Competitive Bidding for Lab Services is Not
the Answer
The American Clinical Laboratory Association strongly opposes
any effort to impose competitive bidding arrangements for diagnostic
laboratory payments under Part B of Medicare or state Medicaid
programs. Competitive bidding would threaten the quality of and
access to laboratory services and create a substantial and cumbersome
administrative bureaucracy. Moreover, it will not result in a
meaningful, cost-effective reform of Medicare.

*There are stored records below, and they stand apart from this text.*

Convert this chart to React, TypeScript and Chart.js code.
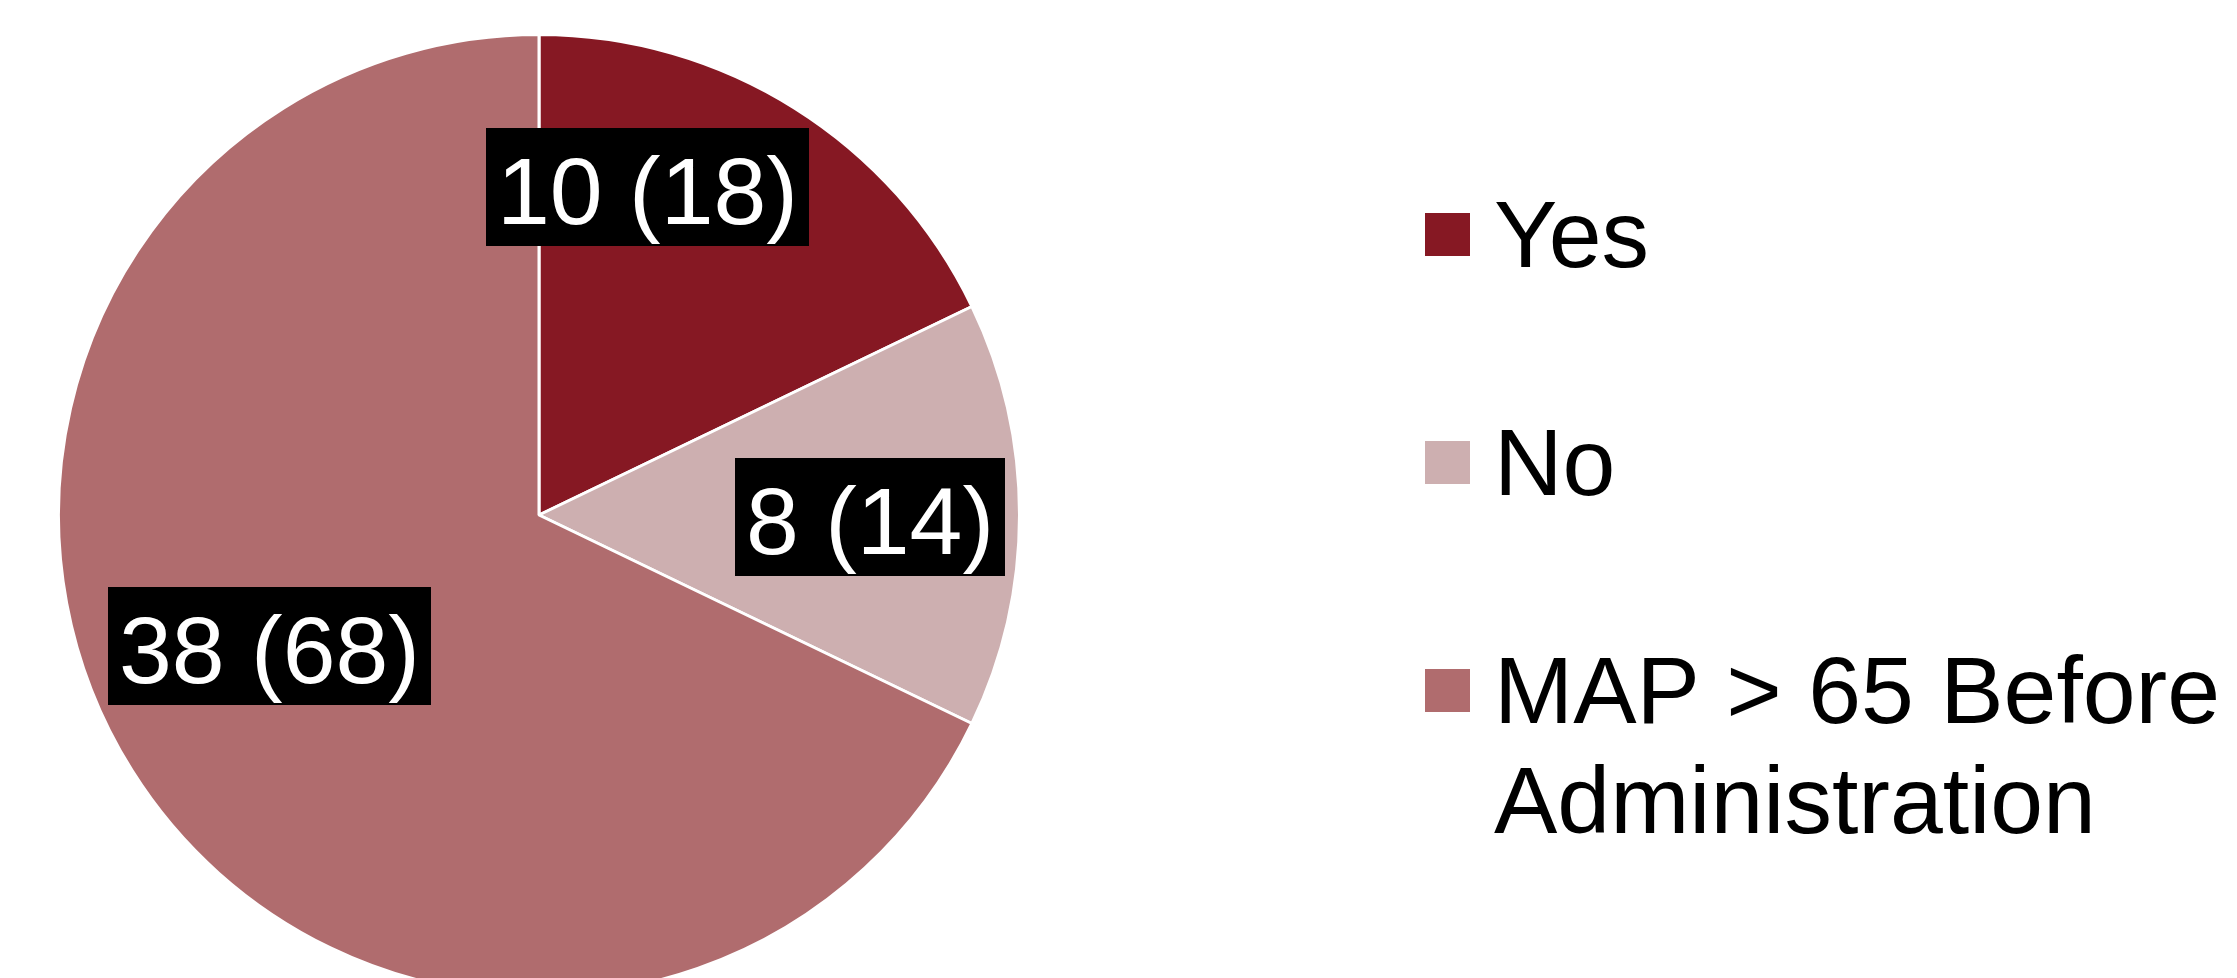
import React, { useEffect, useRef } from "react";
import { Chart, registerables } from "chart.js";

Chart.register(...registerables);

// ---- data ----
const categories = ["Yes", "No", "MAP > 65 Before Administration"];
const counts = [10, 8, 38];
const sliceColors = ["#861823", "#CDAFB0", "#B06C6E"];

// ---- label placement (relative to each slice: angle shift in degrees, radius fraction) ----
const labelAngleShift = [-13.8, 0.3, 6.2];
const labelRadiusFrac = [0.719, 0.688, 0.624];

const FONT = '"Liberation Sans", Arial, Helvetica, sans-serif';
const LABEL_FONT_PX = 95;
const LEGEND_FONT_PX = 95;

const W = 2237;
const H = 1000;

const boxLabelPlugin = {
  id: "boxLabels",
  afterDatasetsDraw(chart: any) {
    const ctx = chart.ctx as CanvasRenderingContext2D;
    const meta = chart.getDatasetMeta(0);
    const data = chart.data.datasets[0].data as number[];
    const total = data.reduce((a, b) => a + b, 0);
    ctx.save();
    ctx.font = `${LABEL_FONT_PX}px ${FONT}`;
    meta.data.forEach((arc: any, i: number) => {
      const { x, y, startAngle, endAngle, outerRadius } = arc.getProps(
        ["x", "y", "startAngle", "endAngle", "outerRadius"],
        true
      );
      const a = (startAngle + endAngle) / 2 + (labelAngleShift[i] * Math.PI) / 180;
      const cx = x + Math.cos(a) * outerRadius * labelRadiusFrac[i];
      const cy = y + Math.sin(a) * outerRadius * labelRadiusFrac[i];
      const text = `${data[i]} (${Math.round((data[i] / total) * 100)})`;
      const tw = ctx.measureText(text).width;
      const w = Math.round(tw + 22);
      const h = 118;
      const left = Math.round(cx - w / 2);
      const top = Math.round(cy - h / 2);
      ctx.fillStyle = "#000000";
      ctx.fillRect(left, top, w, h);
      ctx.fillStyle = "#ffffff";
      ctx.textAlign = "center";
      ctx.textBaseline = "alphabetic";
      ctx.fillText(text, left + w / 2, top + 96);
    });
    ctx.restore();
  },
};

const sideLegendPlugin = {
  id: "sideLegend",
  afterDraw(chart: any) {
    const ctx = chart.ctx as CanvasRenderingContext2D;
    const labels = chart.data.labels as string[];
    const colors = chart.data.datasets[0].backgroundColor as string[];
    const boxX = 1425;
    const boxW = 45;
    const boxH = 43;
    const textX = 1494;
    const maxTextW = W - textX - 4;
    const lineH = 110;
    const itemGap = 118;
    let baseline = 267;
    ctx.save();
    ctx.font = `${LEGEND_FONT_PX}px ${FONT}`;
    ctx.textAlign = "left";
    ctx.textBaseline = "alphabetic";
    labels.forEach((label, i) => {
      // word wrap
      const words = label.split(" ");
      const lines: string[] = [];
      let cur = "";
      words.forEach((wd) => {
        const test = cur ? cur + " " + wd : wd;
        if (cur && ctx.measureText(test).width > maxTextW) {
          lines.push(cur);
          cur = wd;
        } else {
          cur = test;
        }
      });
      if (cur) lines.push(cur);
      ctx.fillStyle = colors[i];
      ctx.fillRect(boxX, baseline - 54, boxW, boxH);
      ctx.fillStyle = "#000000";
      lines.forEach((ln, j) => {
        ctx.fillText(ln, textX, baseline + j * lineH);
      });
      baseline += (lines.length - 1) * lineH + lineH + itemGap;
    });
    ctx.restore();
  },
};

export default function App() {
  const canvasRef = useRef<HTMLCanvasElement | null>(null);

  useEffect(() => {
    const canvas = canvasRef.current;
    if (!canvas) return;
    const chart = new Chart(canvas, {
      type: "pie",
      data: {
        labels: categories,
        datasets: [
          {
            data: counts,
            backgroundColor: sliceColors,
            borderColor: "#ffffff",
            borderWidth: 3,
          },
        ],
      },
      options: {
        responsive: false,
        animation: false,
        devicePixelRatio: 1,
        layout: {
          padding: { left: 57, top: 33, right: W - 57 - 964, bottom: H - 33 - 964 },
        },
        plugins: {
          legend: { display: false },
          tooltip: { enabled: false },
          title: { display: false },
        },
      },
      plugins: [boxLabelPlugin, sideLegendPlugin],
    } as any);
    return () => chart.destroy();
  }, []);

  return (
    <div
      style={{
        position: "fixed",
        left: 0,
        top: 0,
        width: W,
        height: 978,
        overflow: "hidden",
        background: "#ffffff",
      }}
    >
      <canvas ref={canvasRef} width={W} height={H} style={{ width: W, height: H, display: "block" }} />
    </div>
  );
}
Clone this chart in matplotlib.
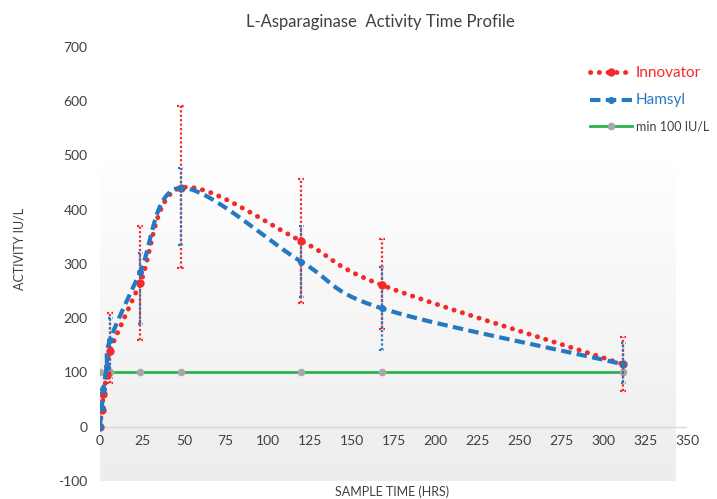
import matplotlib
matplotlib.use("Agg")
import matplotlib.pyplot as plt
import numpy as np
from matplotlib.colors import LinearSegmentedColormap
from matplotlib.lines import Line2D

plt.rcParams["font.family"] = ["Lato", "DejaVu Sans"]
plt.rcParams["axes.unicode_minus"] = False

# data
hours = [0, 1, 2, 4, 6, 24, 48, 120, 168, 312]
innovator = [0, 30, 60, 95, 140, 265, 440, 342, 261, 115]
hamsyl = [0, 35, 70, 110, 160, 285, 440, 304, 218, 115]

err_hours = [6, 24, 48, 120, 168, 312]
innov_lo = [80, 160, 293, 228, 180, 65]
innov_hi = [210, 370, 590, 456, 345, 165]
hams_lo = [90, 190, 335, 239, 141, 80]
hams_hi = [200, 320, 477, 370, 295, 155]

min_hours = [0, 6, 24, 48, 120, 168, 312]
min_level = [100, 100, 100, 100, 100, 100, 100]

RED = "#f42a2a"
BLUE = "#2479c2"
GREEN = "#2bb24c"
GREY = "#a8a8a8"
TXT = "#404040"


def smooth(xs, ys, n=30):
    """Catmull-Rom through the points, roughly what Excel's smoothed line does."""
    xs = np.asarray(xs, float) / 350.0
    ys = np.asarray(ys, float) / 800.0
    p = np.column_stack([xs, ys])
    p = np.vstack([p[0] * 2 - p[1], p, p[-1] * 2 - p[-2]])
    out = []
    for i in range(1, len(p) - 2):
        p0, p1, p2, p3 = p[i - 1], p[i], p[i + 1], p[i + 2]
        t = np.linspace(0, 1, n)[:, None]
        seg = 0.5 * ((2 * p1) + (-p0 + p2) * t
                     + (2 * p0 - 5 * p1 + 4 * p2 - p3) * t ** 2
                     + (-p0 + 3 * p1 - 3 * p2 + p3) * t ** 3)
        out.append(seg)
    out = np.vstack(out)
    return out[:, 0] * 350.0, out[:, 1] * 800.0


fig = plt.figure(figsize=(7.17, 4.99), dpi=100)
ax = fig.add_axes([100 / 717, 18 / 499, 587 / 717, 434.3 / 499])
ax.set_xlim(0, 350)
ax.set_ylim(-100, 700)

# plot area: white at the top fading to light grey
grad = np.linspace(1, 0, 256)[:, None]
grad = np.clip(grad / 0.75, 0, 1)
bg = LinearSegmentedColormap.from_list("bg", ["#ededed", "#ffffff"])
ax.imshow(grad, extent=[0, 343, -100, 700], aspect="auto", cmap=bg,
          vmin=0, vmax=1, zorder=0, origin="upper")

ax.axhline(0, color="#d9d9d9", lw=1, zorder=1)

# min line
ax.plot(min_hours, min_level, color=GREEN, lw=2, marker="o", ms=4.5,
        mfc=GREY, mec=GREY, zorder=2)

# error bars
for x, lo, hi in zip(err_hours, innov_lo, innov_hi):
    ax.plot([x, x], [lo, hi], color=RED, lw=1.6, ls=(0, (1, 1)), zorder=3)
    for y in (lo, hi):
        ax.plot([x - 1.8, x + 1.8], [y, y], color=RED, lw=1.6, ls=(0, (1, 1)), zorder=3)
for x, lo, hi in zip(err_hours, hams_lo, hams_hi):
    ax.plot([x, x], [lo, hi], color=BLUE, lw=1.6, ls=(0, (1, 1)), zorder=3)
    for y in (lo, hi):
        ax.plot([x - 1.5, x + 1.5], [y, y], color=BLUE, lw=1.6, ls=(0, (1, 1)), zorder=3)

sx, sy = smooth(hours, innovator)
ax.plot(sx, sy, color=RED, lw=3.5, ls=(0, (0.05, 1.75)), dash_capstyle="round", zorder=4)
ax.plot(hours, innovator, ls="none", marker="o", ms=5, color=RED, zorder=4)
sx, sy = smooth(hours, hamsyl)
ax.plot(sx, sy, color=BLUE, lw=3.0, ls=(0, (2.5, 1.3)), zorder=5)
ax.plot(hours, hamsyl, ls="none", marker="o", ms=4, color=BLUE, zorder=5)

for s in ax.spines.values():
    s.set_visible(False)
ax.spines["bottom"].set_position(("data", 0))
ax.set_xticks(np.arange(0, 351, 25))
ax.set_yticks(np.arange(-100, 701, 100))
ax.tick_params(length=0, labelsize=10, colors=TXT)
ax.tick_params(axis="x", pad=6)
ax.tick_params(axis="y", pad=9)

fig.text(380 / 717, 1 - 22 / 499, "L-Asparaginase  Activity Time Profile",
         ha="center", va="center", fontsize=12, color=TXT)
fig.text(20 / 717, 1 - 249 / 499, "ACTIVITY IU/L", rotation=90,
         ha="center", va="center", fontsize=9, color=TXT)
fig.text(392 / 717, 1 - 492 / 499, "SAMPLE TIME (HRS)", ha="center", va="center",
         fontsize=9, color=TXT)

handles = [
    Line2D([], [], color=RED, lw=3.5, ls=(0, (0.05, 1.75)), dash_capstyle="round",
           marker="o", ms=5),
    Line2D([], [], color=BLUE, lw=3.0, ls=(0, (2.5, 1.3)), marker="o", ms=4),
    Line2D([], [], color=GREEN, lw=2, marker="o", ms=4.5, mfc=GREY, mec=GREY),
]
leg = ax.legend(handles, ["Innovator", "Hamsyl", "min 100 IU/L"],
                loc="upper left", bbox_to_anchor=(0.835, 0.955),
                frameon=False, handlelength=3.0, labelspacing=0.95,
                handletextpad=0.3, borderpad=0, borderaxespad=0)
sizes = [11, 11, 9]
colors = [RED, BLUE, TXT]
for t, fs, c in zip(leg.get_texts(), sizes, colors):
    t.set_fontsize(fs)
    t.set_color(c)

fig.savefig("out.png", dpi=100)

In the 2003 Medicare Modernization Act (MMA), Congress directed the Centers for Medicare and Medicaid Services (CMS) to proceed with a laboratory services competitive bidding demonstration project. ACLA opposes such a project for the reasons mentioned below. ACLA led a three year, unprecedented advocacy campaign to stop, and ultimately repeal, the Laboratory Competitive Bidding Demonstration project. The culmination of the campaign was the enactment of legislation (HR 6331) in July 2008 repealing the project. ACLA was also backed by a lawsuit filed by local laboratory plaintiffs in Federal District court in San Diego which resulted in a preliminary injunction stopping further implementation of the demonstration in April 2008.
Clinical laboratory testing is an essential part of quality health
care. It provides physicians with objective data needed to help
promptly diagnose, treat and monitor diseases and other medical
conditions. Laboratory services are a service, not a piece of equipment or
a supply. The delivery of high quality laboratory services is
far more complex than the production and delivery of health care
equipment or supplies, which are usually standard and interchangeable.
For more than a decade the Department of Health and Human Services
has tried and failed to develop a demonstration project to test
competitive bidding for laboratory services. It has come face
to face with the complexity of the task, the substantial start-up
costs and the numerous questions that must be addressed. For example,
should the system employ a winner-take-all approach or can anyone
play at the winning bid amount? How should the design deal with
smaller laboratory providers, hospital and physician office laboratories?
Would all 1,100 laboratory test codes be covered or just the most
frequently ordered? What will be the impact of competitive bidding
on rural or underserved areas with few laboratory providers?
Significant savings to the Medicare program are not likely to
be realized by moving to a competitive bidding system for laboratory
services, services that are less than 2% of the Medicare budget.
Clinical laboratories have been paid by Medicare based on national
limitation amounts – the maximum amount Medicare will pay
for a given test -- established in 1984. That national cap has
been systematically reduced by more than 35% over the past eighteen
years. Furthermore, laboratories have seen their annual CPI update
reduced or eliminated in eleven of those 18 years, most recently
eliminated for five years by the Medicare Modernization Act of 2003. Consequently, laboratory testing is reimbursed at a lower level
today than it was when the national limitation amounts were first
established.
ACLA has also taken the lead in opposing an ill-conceived competitive bidding proposal by the Florida Medicaid program. Florida Medicaid initially proposed competitive bidding for Medicaid laboratory services in March 2004. The scheme would have mandated a single, state-wide winner-take-all scenario. Ultimately, the state of Florida withdrew the proposal.